The argument for dogs as automata distinguishes between a brain and a soul, attributes the ability to feel pain to the soul, contends that humans have souls and dogs don't, and explains that the reactions that seem like pain in dogs really are just reflexes. Seems like a whole lot of metaphysical baggage just to make sure only humans are judged and allowed into heaven since we were created in the image of a further ontological commitment.

It seems like the normal version of Ockham's razor here gives us reason to think dogs do feel pain.

The version I was referring to, though, is only operative as a criterion of theory choice when you have two theories that are completely empirically equivalent. It's not clear that this is the case here. If we were clever enough, it seems like we should be able to come up with some crucial experiment where automaton dogs would act one way and sentient dogs would act another. Perhaps we should watch Sleeper for ideas...

Man, are we gonna have lots to talk about when I come down in a few weeks.

Josh said...

Let's leave Woody Allen out of this ;0

The sentience argument is simple and compelling (by the way, Singer was on the Colbert Report last night...weird).

However, Descartes didn't buy the similarity argument. He would say that parrots can pronounce words as well as we can, and nevertheless cannot speak as we do. He applies the same argument to pain. Animals may mirror our pain, but do not experience it in the same way.

To Descartes this was the simpler argument, because he could ignore the complexity of consciousness.

This argument is also a twofer:

1.) It fits with a prevailing mechanistic view of the world (as Hanno pointed out - but that shouldn't really matter to a man who wants to doubt everything)

2.) It also functions as a psychological defense for those who wish to eat meat. (even though he himself was a vegetarian)

In a letter to More Descartes wrote, "Thus my opinion is not so much cruel to animals as it is indulgent to human beings since it absolves them from the suspicion of crime when they kill or eat animals"

To answer the inevitable Furman dictum of "So What?"

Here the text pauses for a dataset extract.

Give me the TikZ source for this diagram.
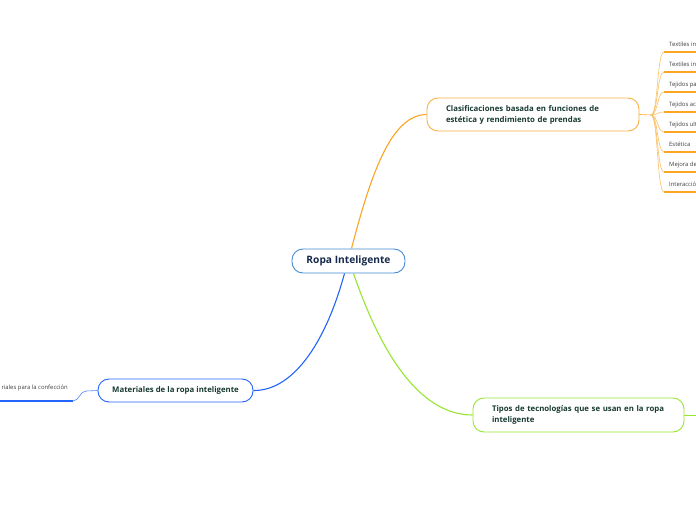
\documentclass[tikz,border=0pt]{standalone}
\usepackage{fontspec}
\setmainfont{Open Sans}
\usepackage{tikz}
\usetikzlibrary{positioning}
\definecolor{rm-text}{RGB}{24,58,50}
\definecolor{rm-navy}{RGB}{22,40,75}
\definecolor{rm-root}{RGB}{70,140,210}
\definecolor{rm-orange}{RGB}{250,165,35}
\definecolor{rm-blue}{RGB}{35,100,250}
\definecolor{rm-green}{RGB}{150,230,50}

\begin{document}
\begin{tikzpicture}[
  x=1pt, y=-1pt,
  topic/.style={rectangle, draw, rounded corners=11pt, fill=white, line width=0.9pt, text=rm-text, font=\fontsize{7.8}{11}\selectfont\bfseries},
  leaf/.style={inner xsep=5pt, inner ysep=5pt, text depth=0pt, text=black!75, font=\fontsize{5.9}{6.5}\selectfont},
  link/.style={line width=1.1pt},
  twig/.style={line width=0.6pt},
  bar/.style={line width=1.4pt}
]
  \useasboundingbox (0,0) rectangle (696,520);
  \fill[white] (0,0) rectangle (696,520);
  \clip (0,0) rectangle (696,520);

  \node[topic, draw=rm-root, text=rm-navy, font=\fontsize{10.2}{12}\selectfont\bfseries, minimum width=113pt, minimum height=24pt] (root) at (348.5,261) {Ropa Inteligente};
  \node[topic, draw=rm-orange!85, align=left, text width=174pt, inner xsep=19pt, minimum height=33pt] (clas) at (533,114.5) {Clasificaciones basada en funciones de\\estética y rendimiento de prendas};
  \node[topic, draw=rm-blue, minimum width=155pt, minimum height=23pt] (mat) at (175.5,390.5) {Materiales de la ropa inteligente};
  \node[topic, draw=rm-green, align=left, text width=173pt, inner xsep=19pt, minimum height=34pt] (tipos) at (578.5,415) {Tipos de tecnologías que se usan en la ropa\\inteligente};

  \draw[link, rm-orange] ([xshift=3pt]root.north) .. controls (372,170) and (392,115) .. (clas.west);
  \draw[link, rm-blue] ([xshift=-4pt]root.south) .. controls (325,345) and (292,391) .. (mat.east);
  \draw[link, rm-green] ([xshift=5pt]root.south) .. controls (385,365) and (425,415) .. (tipos.west);

  \coordinate (hub) at (651,115);
  \draw[twig, rm-orange] (clas.east) -- (hub);
  \foreach \y/\txt [count=\i] in {52/Textiles in, 72/Textiles in, 92/Tejidos pa, 112/Tejidos ac, 132/Tejidos ult, 152/Estética, 172/Mejora de, 192/Interacció} {
    \node[leaf, anchor=south west] (o\i) at (664,\y) {\txt};
    \draw[twig, rm-orange!70] (hub) .. controls (658,115) and (657,\y) .. (o\i.south west);
    \draw[bar, rm-orange] (o\i.south west) -- (o\i.south east);
  }

  \node[leaf, anchor=south east, inner ysep=11pt] (conf) at (73,401) {riales para la confección};
  \draw[twig, rm-blue!80] (mat.west) -- (86,391) .. controls (80,391) and (79,401) .. (conf.south east);
  \draw[bar, rm-blue] (conf.south east) -- ([xshift=-20pt]conf.south west);

  \draw[twig, rm-green] (tipos.east) -- ++(20,0);
\end{tikzpicture}
\end{document}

Descartes was a weird dude.

Hanno said...

Ockham's razor surely comes in with a metaphysical addition of a soul, thought by Descartes to be necessary for sentience. That is why for D., Ockham's razor shaves to soul away from animals. Jettison that, as Steve just did, and the argument looks far worse.

Steve Gimbel said...

I always think that the key to reading Descartes is to remember that he is trying very hard to combine his Catholicism with the results of the new scientific revolution that he is a driving factor in. On the one side of him are those who demonize Galileo and Copernicus and on the other side are radical skeptics and classical Stoics (Hanno pointed this out to me years ago and I think he is dead on), and he's trying to carve out a middle path. His argument does seem weird to us, but makes more sense if you think of it as an attempt to find a way that marries a mechanistic picture of the material world (what he sees emerging from the new ability to mathematize physics -- something that was not possible prior to his work on analytic geometry [astronomy could be mathematized, but not physics]) with the existence of the spiritual which was needed for religious reasons. He's trying to be a religious scientist.

Interesting note that I found in researching Descartes. At the time, hydraulic statues had just been introduced in Paris. The statues used water pressure to move limbs, rotate torsos, and play music calliope-style. So, we have something that looks like the earliest form of robots and this had to blow people's minds. Bodies could be thought of like these moving, sound generating statues.